Although he has told me that he is proud of me, I always feel like I am not good enough. He reminds me sometimes of things I've done in the past that he didn't like.
I feel like I have to be the good daughter - visit him, call him, enquire about his health, go on day trips with him, allow him to visit whenever he likes even if I had plans. Yet I don't want to be the good daughter. I just want to be me. I am happy with myself and my life and I am sick and tired of feeling like I'm under his thumb.

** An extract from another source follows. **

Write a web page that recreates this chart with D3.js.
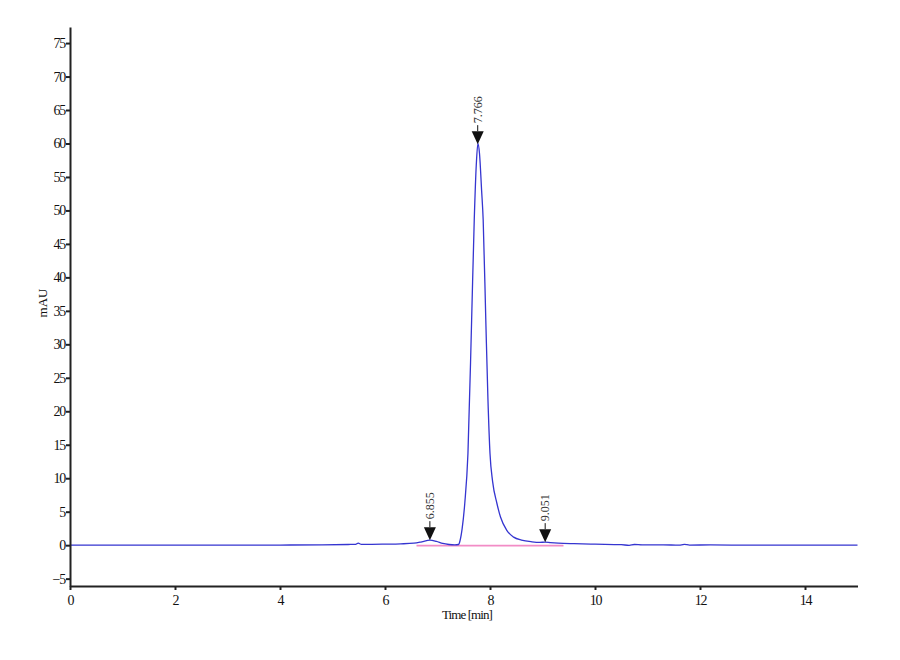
<!DOCTYPE html>
<html>
<head>
<meta charset="utf-8">
<script src="https://cdn.jsdelivr.net/npm/d3@7"></script>
<style>
  body { margin: 0; background: #fff; }
  svg text { font-family: "Liberation Serif", serif; }
</style>
</head>
<body>
<div id="chart"></div>
<script>
// chromatogram trace (time in min, signal in mAU)
const times = [0, 1, 2, 3, 4, 4.8, 5.3, 5.44, 5.49, 5.55, 5.7, 6.0, 6.3, 6.55, 6.7, 6.855, 6.98, 7.1, 7.22, 7.33,
  7.40, 7.43, 7.47, 7.52, 7.58, 7.65, 7.70, 7.74, 7.77, 7.80, 7.84, 7.87, 7.92, 7.96, 8.00, 8.05, 8.13, 8.2,
  8.32, 8.45, 8.6, 8.8, 8.95, 9.05, 9.15, 9.3, 9.6, 10.0, 10.5, 10.65, 10.75, 10.9, 11.3, 11.6, 11.7, 11.8,
  12.2, 13, 14, 15];
const signal = [0, 0, 0, 0, 0.02, 0.05, 0.1, 0.12, 0.3, 0.12, 0.12, 0.15, 0.2, 0.3, 0.5, 0.75, 0.55, 0.25, 0.1, 0.05,
  0.1, 0.7, 2.5, 6.3, 13.7, 33.6, 48.6, 57, 60, 58.5, 53, 48.6, 33.6, 22, 13.7, 9.5, 6.3, 4.2,
  2.2, 1.2, 0.75, 0.5, 0.42, 0.45, 0.38, 0.3, 0.22, 0.15, 0.08, -0.03, 0.1, 0.05, 0.05, 0.0, 0.12, 0.02,
  0.03, 0, 0, 0];

// integration baseline (pink)
const baseTimes = [6.6, 9.4];
const baseValues = [0, 0];

// detected peaks
const peakTimes = [6.855, 7.766, 9.051];
const peakHeights = [0.75, 59.9, 0.45];
const peakLabels = ["6.855", "7.766", "9.051"];

const xTicks = [0, 2, 4, 6, 8, 10, 12, 14];
const yTicks = [-5, 0, 5, 10, 15, 20, 25, 30, 35, 40, 45, 50, 55, 60, 65, 70, 75];

const width = 900, height = 660;

const svg = d3.select("#chart")
  .append("svg")
  .attr("width", width)
  .attr("height", height);

const xScale = d3.scaleLinear().domain([0, 15]).range([70, 857.5]);
const yScale = d3.scaleLinear().domain([-6.1, 77.4]).range([586, 27]);

// baseline under the trace
const baseData = baseTimes.map((t, i) => [t, baseValues[i]]);
svg.append("path")
  .datum(baseData)
  .attr("fill", "none")
  .attr("stroke", "#f28cc6")
  .attr("stroke-width", 1.6)
  .attr("d", d3.line().x(d => xScale(d[0])).y(d => yScale(d[1]) + 0.5));

const trace = times.map((t, i) => [t, signal[i]]);
svg.append("path")
  .datum(trace)
  .attr("fill", "none")
  .attr("stroke", "#3535d0")
  .attr("stroke-width", 1.3)
  .attr("d", d3.line()
    .x(d => xScale(d[0]))
    .y(d => yScale(d[1]))
    .curve(d3.curveMonotoneX));

// axes
const yAxis = svg.append("g")
  .attr("transform", `translate(${xScale(0)},0)`)
  .call(d3.axisLeft(yScale).tickValues(yTicks).tickSize(4).tickSizeOuter(0).tickPadding(1));
const xAxis = svg.append("g")
  .attr("transform", `translate(0,${yScale.range()[0]})`)
  .call(d3.axisBottom(xScale).tickValues(xTicks).tickSize(4).tickSizeOuter(0).tickPadding(5));

[yAxis, xAxis].forEach(g => {
  g.select(".domain").attr("stroke", "#222").attr("stroke-width", 2);
  g.selectAll(".tick line").attr("stroke", "#222").attr("stroke-width", 2);
  g.selectAll(".tick text")
    .attr("fill", "#111")
    .style("font-family", "Liberation Serif")
    .style("font-size", "14px")
    .style("letter-spacing", "-1.2px");
});

svg.append("text")
  .attr("x", 467)
  .attr("y", 619)
  .attr("text-anchor", "middle")
  .attr("font-size", 13)
  .attr("letter-spacing", "-0.9px")
  .attr("fill", "#111")
  .text("Time [min]");

svg.append("text")
  .attr("transform", "translate(47,303) rotate(-90)")
  .attr("text-anchor", "middle")
  .attr("font-size", 13)
  .attr("fill", "#111")
  .text("mAU");

// peak markers
const markers = svg.selectAll(".peak")
  .data(peakTimes)
  .enter()
  .append("g")
  .attr("class", "peak")
  .attr("transform", (t, i) => `translate(${xScale(t)},${yScale(peakHeights[i])})`);

markers.append("path")
  .attr("d", "M0,0 L-6,-13 L6,-13 Z")
  .attr("fill", "#111");

markers.append("line")
  .attr("x1", 0).attr("x2", 0)
  .attr("y1", -13).attr("y2", -19)
  .attr("stroke", "#111")
  .attr("stroke-width", 1);

markers.append("text")
  .attr("transform", "translate(4,-21) rotate(-90)")
  .attr("text-anchor", "start")
  .style("font-family", "Liberation Serif")
  .style("font-size", "12px")
  .attr("fill", "#333")
  .text((t, i) => peakLabels[i]);
</script>
</body>
</html>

He came to visit last week with half an hour's notice, knowing I work from home, yet I allowed it. He always reminds me how ill he has been for the last year and that he almost died and in fact could die at any moment (err...but couldn't ALL of us die at any moment?) and I feel so so guilty, but at the same time having daydreams about how much of a relief it would be if he wasn't around any more, or if I moved far far away.
I am so conflicted.
After he leaves my house, I have a few seconds of extreme swearing to myself about him. He was rude about my DC last time he was here (luckily DC was out) and when I disagreed, he shouted "what the fuck!!! I'm not arguing with you!!" when he was. I love him because he's my dad, but I don't like him. I don't like how I feel when he's around and I don't like how I feel when I think about him.
Our relationship feels oppressive to me.
My DC doesn't really want him around either. He tries to force me to force my DC into going out for the day with him - I'm not into this at all. DC is a teen and prefers going out with mates during summer hols and why not? Why shouldn't we do what makes us happy?
I don't know what I want out of posting this here, just needed to get it off my chest really. Hope no one can identify me (least of all him!)